Üniversiteden, matematikçi olarak değil,
üniversite hayatı boyunca, yazları garsonluk yapmış, bir mağazada kasiyerlik yapmış, bir atöyede ücretsiz iki ay resim dersi almış, üniversitesnin bedava dans kursuna gitmiş, eşantiyon kurslarda ingilizcesini biraz olsun geliştirmiş, tarih kulübünün 20 liralık gezilerine katılmış, mühendislik fakültesindeki alan dışı konferansları dinlemiş, ücretsiz web tasarım kursuna gitmiş, bol bol okumuş, öğrenmiş, sorup sorgulamış, bir fuarda alakasız bir sektörde standta yarı aç yarı tok çalışmış, belediye gruplarında gönüllü olarak öğrencilere kendi alanında ücretsiz ders vermiş, girişimcilik etkinliklerine ve kurslarına katılmış, kendini geliştirip yeni projeler hayal etmiş, yalnızca kendi bölümü kendi alanı için değil, pek çok şey için b planı olan, sayısız yolu ve güzergahı olan bir insan olarak mezun olur.

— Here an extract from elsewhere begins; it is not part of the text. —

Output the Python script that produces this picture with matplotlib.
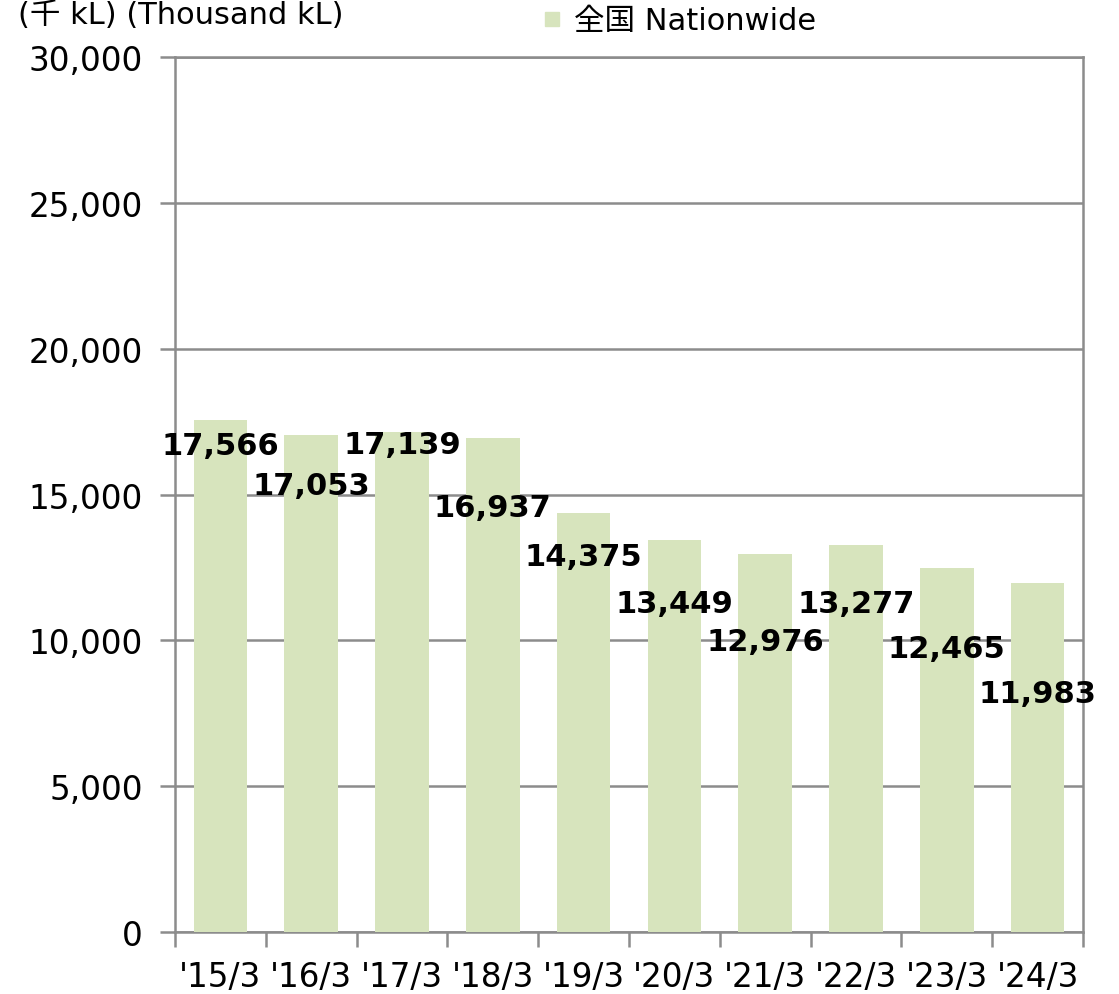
import matplotlib.pyplot as plt
from matplotlib.lines import Line2D

plt.rcParams['font.family'] = ['DejaVu Sans', 'Noto Sans CJK JP']

years = ["'15/3", "'16/3", "'17/3", "'18/3", "'19/3", "'20/3", "'21/3", "'22/3", "'23/3", "'24/3"]
values = [17566, 17053, 17139, 16937, 14375, 13449, 12976, 13277, 12465, 11983]
# how far each value label sits below the bar top (data units)
label_drop = [870, 1760, 440, 2370, 1510, 2170, 3000, 2000, 2730, 3820]

bar_color = '#d7e4bd'
grid_color = '#8c8c8c'

fig = plt.figure(figsize=(11.19, 9.95), dpi=100)
ax = fig.add_axes([0.1564, 0.0623, 0.8114, 0.8794])

x = range(len(years))
ax.bar(x, values, width=0.59, color=bar_color, zorder=3)

for i, v in enumerate(values):
    ax.text(i, v - label_drop[i], f'{v:,}', ha='center', va='center',
            fontsize=22, fontweight='bold', color='black', zorder=4)

ax.set_xlim(-0.5, len(years) - 0.5)
ax.set_ylim(0, 30000)
ax.set_yticks(range(0, 30001, 5000))
ax.set_yticklabels([f'{t:,}' for t in range(0, 30001, 5000)], fontsize=23.5)
ax.yaxis.grid(True, color=grid_color, linewidth=1.8, zorder=1)

ax.set_xticks([i - 0.5 for i in range(len(years) + 1)])
ax.set_xticklabels([])
ax.set_xticks(list(x), minor=True)
ax.set_xticklabels(years, minor=True, fontsize=23.5)
ax.tick_params(axis='x', which='major', length=11, width=1.8, color=grid_color)
ax.tick_params(axis='x', which='minor', length=0, pad=20)
ax.tick_params(axis='y', length=11, width=1.8, color=grid_color, pad=12)

for side in ['left', 'right', 'bottom', 'top']:
    ax.spines[side].set_color(grid_color)
    ax.spines[side].set_linewidth(1.8)

handle = Line2D([], [], marker='s', linestyle='none', markersize=10,
                markerfacecolor=bar_color, markeredgecolor=bar_color)
fig.legend([handle], ['全国 Nationwide'], loc='center', bbox_to_anchor=(0.606, 0.978),
           frameon=False, fontsize=22, handletextpad=0.3, handlelength=0.8)

fig.text(0.016, 0.999, '(千 kL) (Thousand kL)', ha='left', va='top', fontsize=22)

plt.savefig('out.png', dpi=100)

böyle bir insan olarak mezun olun ki, üniversite bittiğinde, artık kendi hayatınızı yaratabilme imkanının doğması sebebiyle kendinizi özgür ve mutlu hissedin. bir bölüme 2 ya da 4 yıl verip onca zaman sonra, onca yıl, onca emek ve onca para harcandıktan sonra siz kalkıp sadece matematikçi, fizikçi, tarihçi ya da başka bir şeyci olarak mezun olursanız sudan çıkmış balık gibi olursunuz.

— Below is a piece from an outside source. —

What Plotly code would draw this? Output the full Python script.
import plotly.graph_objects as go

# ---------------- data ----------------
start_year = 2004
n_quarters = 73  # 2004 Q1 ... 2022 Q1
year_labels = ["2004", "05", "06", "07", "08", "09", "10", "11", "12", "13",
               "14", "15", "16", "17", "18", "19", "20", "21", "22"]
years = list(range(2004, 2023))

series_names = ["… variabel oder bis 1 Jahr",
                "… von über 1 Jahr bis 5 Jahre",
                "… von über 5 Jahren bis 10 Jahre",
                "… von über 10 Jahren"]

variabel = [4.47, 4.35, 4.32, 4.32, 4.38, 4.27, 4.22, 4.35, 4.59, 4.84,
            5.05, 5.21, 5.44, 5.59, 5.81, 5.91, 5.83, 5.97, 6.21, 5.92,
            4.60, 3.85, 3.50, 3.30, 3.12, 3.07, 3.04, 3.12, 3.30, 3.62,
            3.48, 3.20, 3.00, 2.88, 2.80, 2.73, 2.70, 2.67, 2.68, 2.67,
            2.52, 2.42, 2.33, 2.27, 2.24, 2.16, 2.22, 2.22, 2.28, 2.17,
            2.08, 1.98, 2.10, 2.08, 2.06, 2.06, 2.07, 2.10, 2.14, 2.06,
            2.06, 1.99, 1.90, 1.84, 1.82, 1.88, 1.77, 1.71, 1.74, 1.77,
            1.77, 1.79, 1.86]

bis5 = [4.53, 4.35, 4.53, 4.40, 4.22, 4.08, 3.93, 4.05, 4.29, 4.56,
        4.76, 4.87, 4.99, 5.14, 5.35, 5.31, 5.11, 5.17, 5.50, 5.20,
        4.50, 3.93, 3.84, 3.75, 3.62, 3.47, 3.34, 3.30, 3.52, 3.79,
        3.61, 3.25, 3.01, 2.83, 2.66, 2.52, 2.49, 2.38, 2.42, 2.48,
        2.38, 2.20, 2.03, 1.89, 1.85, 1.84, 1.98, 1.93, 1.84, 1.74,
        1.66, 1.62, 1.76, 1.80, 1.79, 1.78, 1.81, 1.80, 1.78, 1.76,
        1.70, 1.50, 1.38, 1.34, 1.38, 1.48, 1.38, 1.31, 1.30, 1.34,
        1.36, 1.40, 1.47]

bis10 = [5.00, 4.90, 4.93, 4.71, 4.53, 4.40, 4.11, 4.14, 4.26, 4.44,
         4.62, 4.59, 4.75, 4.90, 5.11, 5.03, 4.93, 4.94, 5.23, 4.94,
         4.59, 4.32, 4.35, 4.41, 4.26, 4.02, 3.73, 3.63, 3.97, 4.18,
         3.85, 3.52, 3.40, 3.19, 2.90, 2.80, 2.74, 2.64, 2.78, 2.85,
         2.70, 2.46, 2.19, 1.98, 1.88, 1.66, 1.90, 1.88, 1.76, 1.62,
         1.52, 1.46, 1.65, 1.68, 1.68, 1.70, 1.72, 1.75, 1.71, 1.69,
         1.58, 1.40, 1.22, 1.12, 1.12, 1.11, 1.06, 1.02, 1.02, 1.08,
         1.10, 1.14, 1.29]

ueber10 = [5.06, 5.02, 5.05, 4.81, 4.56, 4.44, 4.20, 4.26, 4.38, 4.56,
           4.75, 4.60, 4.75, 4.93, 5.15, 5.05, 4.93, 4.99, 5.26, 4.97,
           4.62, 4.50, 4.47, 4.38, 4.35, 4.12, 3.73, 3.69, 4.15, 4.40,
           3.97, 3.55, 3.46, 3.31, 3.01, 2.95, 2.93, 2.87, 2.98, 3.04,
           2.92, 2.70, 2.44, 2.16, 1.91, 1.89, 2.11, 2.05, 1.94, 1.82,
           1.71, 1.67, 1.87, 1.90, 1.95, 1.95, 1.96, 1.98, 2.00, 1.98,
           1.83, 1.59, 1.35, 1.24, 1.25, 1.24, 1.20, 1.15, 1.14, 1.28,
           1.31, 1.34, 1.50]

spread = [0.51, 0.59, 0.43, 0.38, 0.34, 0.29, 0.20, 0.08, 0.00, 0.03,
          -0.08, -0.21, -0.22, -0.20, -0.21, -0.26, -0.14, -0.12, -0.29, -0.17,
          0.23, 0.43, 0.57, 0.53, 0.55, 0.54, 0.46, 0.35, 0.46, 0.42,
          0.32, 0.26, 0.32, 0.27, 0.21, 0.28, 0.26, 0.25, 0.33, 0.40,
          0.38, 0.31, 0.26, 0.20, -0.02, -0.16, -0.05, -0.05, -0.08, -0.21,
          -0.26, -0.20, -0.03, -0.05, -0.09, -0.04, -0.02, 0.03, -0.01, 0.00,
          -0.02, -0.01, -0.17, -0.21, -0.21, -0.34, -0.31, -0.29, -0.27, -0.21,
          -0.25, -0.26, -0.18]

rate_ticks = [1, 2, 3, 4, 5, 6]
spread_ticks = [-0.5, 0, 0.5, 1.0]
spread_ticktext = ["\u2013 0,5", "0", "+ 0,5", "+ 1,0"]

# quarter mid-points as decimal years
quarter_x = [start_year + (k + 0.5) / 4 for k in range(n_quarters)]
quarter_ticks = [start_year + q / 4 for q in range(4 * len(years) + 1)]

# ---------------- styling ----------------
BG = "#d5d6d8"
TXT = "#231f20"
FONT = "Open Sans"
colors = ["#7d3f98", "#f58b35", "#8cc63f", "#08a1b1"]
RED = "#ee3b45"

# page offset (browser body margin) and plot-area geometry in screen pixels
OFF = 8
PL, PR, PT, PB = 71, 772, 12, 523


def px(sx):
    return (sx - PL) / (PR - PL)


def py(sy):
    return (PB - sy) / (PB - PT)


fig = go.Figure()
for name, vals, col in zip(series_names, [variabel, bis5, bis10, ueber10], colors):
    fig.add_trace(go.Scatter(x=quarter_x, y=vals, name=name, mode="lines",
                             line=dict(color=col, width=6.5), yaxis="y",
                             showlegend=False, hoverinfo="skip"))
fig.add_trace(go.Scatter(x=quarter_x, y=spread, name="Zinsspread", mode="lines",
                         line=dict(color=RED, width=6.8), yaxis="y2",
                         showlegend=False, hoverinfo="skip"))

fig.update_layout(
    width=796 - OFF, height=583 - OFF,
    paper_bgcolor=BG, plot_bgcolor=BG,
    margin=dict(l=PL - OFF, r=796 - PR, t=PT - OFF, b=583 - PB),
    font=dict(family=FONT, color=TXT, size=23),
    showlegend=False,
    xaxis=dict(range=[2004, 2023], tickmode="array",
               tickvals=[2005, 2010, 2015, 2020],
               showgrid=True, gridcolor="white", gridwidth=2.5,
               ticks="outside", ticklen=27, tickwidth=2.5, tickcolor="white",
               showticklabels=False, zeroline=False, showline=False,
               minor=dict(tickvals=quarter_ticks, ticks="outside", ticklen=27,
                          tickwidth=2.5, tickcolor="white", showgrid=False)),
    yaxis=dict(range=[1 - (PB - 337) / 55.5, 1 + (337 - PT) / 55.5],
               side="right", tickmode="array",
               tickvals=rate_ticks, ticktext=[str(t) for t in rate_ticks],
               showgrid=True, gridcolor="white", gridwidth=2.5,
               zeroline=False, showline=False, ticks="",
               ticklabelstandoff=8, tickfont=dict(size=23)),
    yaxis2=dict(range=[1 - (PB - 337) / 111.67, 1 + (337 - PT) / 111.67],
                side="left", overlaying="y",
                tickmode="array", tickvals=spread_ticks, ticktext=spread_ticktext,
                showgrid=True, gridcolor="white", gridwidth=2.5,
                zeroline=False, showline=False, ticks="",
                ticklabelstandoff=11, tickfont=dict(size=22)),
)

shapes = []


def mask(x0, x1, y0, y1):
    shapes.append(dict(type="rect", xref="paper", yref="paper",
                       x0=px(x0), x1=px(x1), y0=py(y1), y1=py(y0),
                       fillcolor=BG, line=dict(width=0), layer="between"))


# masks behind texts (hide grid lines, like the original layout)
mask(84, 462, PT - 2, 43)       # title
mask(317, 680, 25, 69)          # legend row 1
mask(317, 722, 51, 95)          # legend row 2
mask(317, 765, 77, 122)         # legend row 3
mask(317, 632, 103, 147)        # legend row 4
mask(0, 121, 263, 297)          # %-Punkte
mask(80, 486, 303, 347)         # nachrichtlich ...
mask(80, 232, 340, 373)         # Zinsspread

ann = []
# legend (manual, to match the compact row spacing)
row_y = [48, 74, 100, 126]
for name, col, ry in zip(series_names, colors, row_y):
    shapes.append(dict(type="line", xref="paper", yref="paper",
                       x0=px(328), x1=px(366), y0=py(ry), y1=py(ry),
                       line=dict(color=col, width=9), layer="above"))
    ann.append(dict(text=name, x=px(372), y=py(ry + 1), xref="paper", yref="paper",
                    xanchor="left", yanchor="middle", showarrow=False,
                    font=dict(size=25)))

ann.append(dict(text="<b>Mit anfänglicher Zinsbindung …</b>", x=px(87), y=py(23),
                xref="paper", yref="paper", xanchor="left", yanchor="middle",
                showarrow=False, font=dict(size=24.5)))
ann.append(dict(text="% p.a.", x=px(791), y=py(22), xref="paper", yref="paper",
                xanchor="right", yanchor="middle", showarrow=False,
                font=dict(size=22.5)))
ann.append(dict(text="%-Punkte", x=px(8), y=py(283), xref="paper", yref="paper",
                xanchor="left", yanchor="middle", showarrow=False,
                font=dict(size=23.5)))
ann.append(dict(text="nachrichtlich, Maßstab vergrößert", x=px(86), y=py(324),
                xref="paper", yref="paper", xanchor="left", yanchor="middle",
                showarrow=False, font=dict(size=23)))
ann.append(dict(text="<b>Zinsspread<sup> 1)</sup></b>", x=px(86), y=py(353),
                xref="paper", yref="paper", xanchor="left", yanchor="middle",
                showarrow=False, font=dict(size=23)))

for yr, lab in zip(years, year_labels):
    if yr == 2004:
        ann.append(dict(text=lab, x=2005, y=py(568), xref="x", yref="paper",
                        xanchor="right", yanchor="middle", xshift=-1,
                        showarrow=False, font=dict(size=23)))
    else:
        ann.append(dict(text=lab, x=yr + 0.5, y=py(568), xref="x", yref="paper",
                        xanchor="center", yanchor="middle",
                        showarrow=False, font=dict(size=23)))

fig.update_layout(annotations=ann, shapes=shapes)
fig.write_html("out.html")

Haliyle yol yakınken iyice düşünüp taşınmak, ben kimim diye sormak, neleri yapıp yapamayacağınıza, oturduğnuz yerden değil, gidip başvurarak, gidip deneyerek, bizzat çalışarak karar vermelisiniz.
aksi durumda siz üniversiteyi değil, üniversite sizi bitirimiş olur.

Kimse hayata atıldığının ertesi günü 3 bin beş bin lira maaşla işe başlamıyor arkadaşlar, azdan korkmayın. denememekten, girişmemekten, teşebbüs etmemekten korkun. üniversiteyi bitirmiş olsanız dahi, kendinizi gerçekleştirmekten korkmayın. Fiziken Yapabileceğiniz her türlü işe başvuru yapın, bir ucundan başlayın yeter ki, sonrasında kapılar nasıl açılacak göreceksiniz.

son bir not olarak ekleyeyim..
üniversite korkakları yer.
üniversite korkusuzları da yer.
cesur olan girişimcilr ve cüretkar insanlar ise üniversiteyi yerler. içini yiyip daha okul bitmeden dışında gezmeye başlarlar.